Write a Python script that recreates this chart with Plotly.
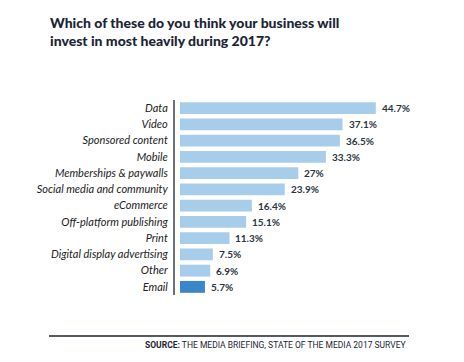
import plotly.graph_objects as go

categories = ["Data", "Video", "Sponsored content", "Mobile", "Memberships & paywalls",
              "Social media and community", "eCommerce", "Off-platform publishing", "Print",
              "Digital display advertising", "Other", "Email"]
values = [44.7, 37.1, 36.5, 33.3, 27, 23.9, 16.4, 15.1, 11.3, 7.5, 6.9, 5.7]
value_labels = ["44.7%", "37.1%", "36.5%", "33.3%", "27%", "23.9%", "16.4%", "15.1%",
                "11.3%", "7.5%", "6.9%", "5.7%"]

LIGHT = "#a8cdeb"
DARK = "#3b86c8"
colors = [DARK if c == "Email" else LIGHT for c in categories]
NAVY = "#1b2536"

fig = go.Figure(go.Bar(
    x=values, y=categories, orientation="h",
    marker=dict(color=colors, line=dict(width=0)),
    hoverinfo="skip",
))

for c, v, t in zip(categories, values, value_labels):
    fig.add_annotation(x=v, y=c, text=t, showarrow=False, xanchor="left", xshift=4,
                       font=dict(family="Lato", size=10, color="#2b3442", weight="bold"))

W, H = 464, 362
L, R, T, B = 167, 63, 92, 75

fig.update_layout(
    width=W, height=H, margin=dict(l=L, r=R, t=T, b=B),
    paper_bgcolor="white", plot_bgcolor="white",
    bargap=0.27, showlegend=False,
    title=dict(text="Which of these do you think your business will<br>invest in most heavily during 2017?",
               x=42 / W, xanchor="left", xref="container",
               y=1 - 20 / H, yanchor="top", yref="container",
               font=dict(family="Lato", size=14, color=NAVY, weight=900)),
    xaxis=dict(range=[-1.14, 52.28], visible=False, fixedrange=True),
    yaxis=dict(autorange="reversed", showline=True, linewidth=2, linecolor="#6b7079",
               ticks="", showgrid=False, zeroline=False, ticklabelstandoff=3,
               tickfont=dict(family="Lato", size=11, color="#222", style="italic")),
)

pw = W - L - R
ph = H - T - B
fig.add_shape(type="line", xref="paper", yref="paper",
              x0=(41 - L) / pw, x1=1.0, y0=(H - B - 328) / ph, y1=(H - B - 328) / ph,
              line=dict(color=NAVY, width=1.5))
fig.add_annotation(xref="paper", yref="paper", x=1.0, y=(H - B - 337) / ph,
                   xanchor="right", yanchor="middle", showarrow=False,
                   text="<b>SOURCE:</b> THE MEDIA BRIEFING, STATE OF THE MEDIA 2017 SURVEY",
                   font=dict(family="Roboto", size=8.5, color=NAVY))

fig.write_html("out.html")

Problem to work on: Each line from the top of the material through the line containing "import plotly.graph_objects as go" should be reproduced exactly; please drop any images.

Solution:
Write a Python script that recreates this chart with Plotly.
import plotly.graph_objects as go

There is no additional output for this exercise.